Bismillah…
Pada bulan sya’ban tahun kedua hijrah, turun syariat kewajiban berpuasa di bulan ramadhan. Sehingga ini menjadi puasa pertama bagi rasulullah shallallahu alaih wasallam dan para sahabatnya.
Akan tetapi, bersamaan dengan itu, di bulan ramadhan dan di tahun yang sama perang badar pun terjadi. Pertanyaannya, apakah beliau dan para sahabat tetap berpuasa saat itu?
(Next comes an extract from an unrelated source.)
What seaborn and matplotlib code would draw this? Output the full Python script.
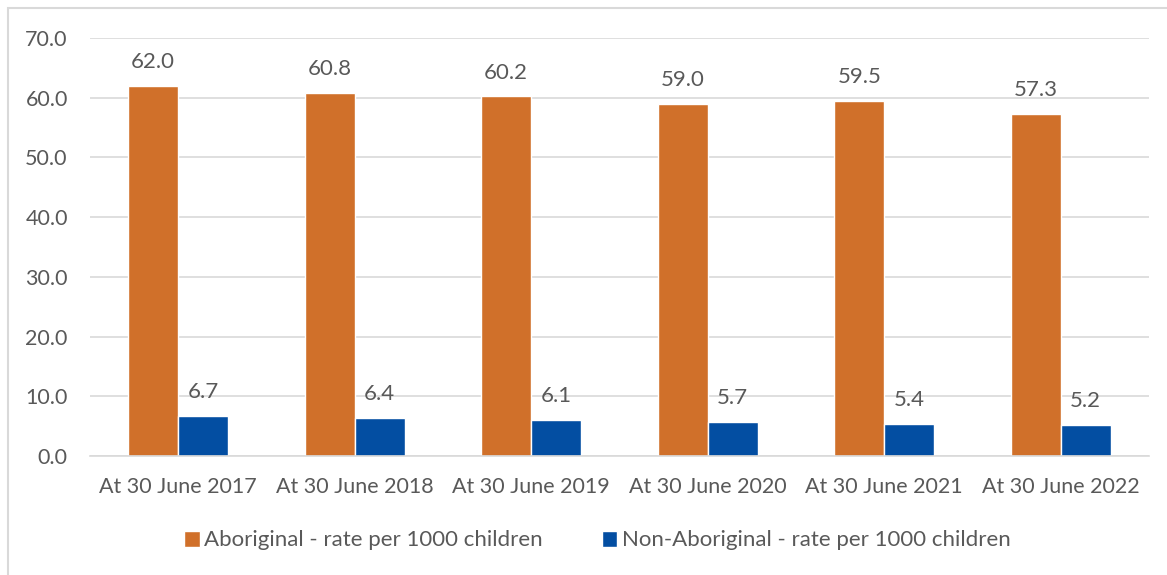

Ini yang akan menjadi objek pembahasan pada tulisan kali ini.
Tanggal Perang Badar
Terdapat silang pendapat di antara Ahli sejarah, kapan Perang badar terjadi? Menurut sebagian pendapat, peristiwa tersebut terjadi pada hari kesebelas atau ketiga belas. Sedangkan menurut pandangan lain, terjadi pada hari ketujuh belas atau kesembilan belas.
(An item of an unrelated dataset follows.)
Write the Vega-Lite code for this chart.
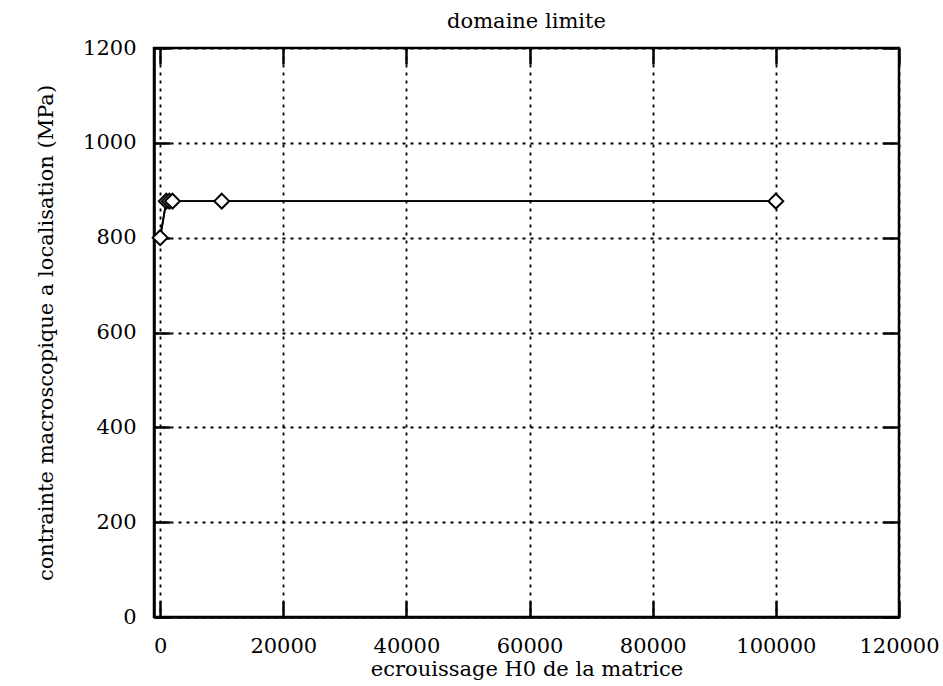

Pendapat manapun yang menjadi acuan, peristiwa tersebut tetap saja terjadi di bulan ramadhan.
Riwayat yang menguatkan bahwa nabi shallallahu alaih wasallam dan sahabatnya tidak dalam kondisi berpuasa
Pada dasarnya, kita meyakini bahwa nabi dan para sahabat berpuasa di bulan ramadhan. Karena hal itu merupakan suatu kewajiban.
Tetapi, terdapat riwayat yang menunjukkan bahwa beliau dan sahabat tidak sedang berpuasa di bulan ramadhan tahun kedua hijrah, karena hendak menghadapi musuh di perang badar.
Di antaranya adalah riwayat At Tirmidzi (no. 714),
عن معمر بن أبي حبيبة، عَنِ ابْنِ الْمُسَيّبِ، أَنَّهُ سَأَلَهُ عَنِ الصَّوْمِ فِي السَّفَرِ، فَحَدَّثَ أَنَّ عُمَرَ بْنَ الخَطَّابِ قَالَ: غَزَوْنَا مَعَ النَّبِيِّ صَلَّى اللَّهُ عَلَيْهِ وَسَلَّمَ غَزْوَتَيْنِ فِي رَمَضَانَ يَوْمَ بَدْرٍ، وَالفَتْحِ، فَأَفْطَرْنَا فِيهِمَا.
وفي الباب عن أبي سعيد.
وحَدِيثُ عُمَرَ، لاَ نَعْرِفُهُ إِلاَّ مِنْ هَذَا الوَجْهِ.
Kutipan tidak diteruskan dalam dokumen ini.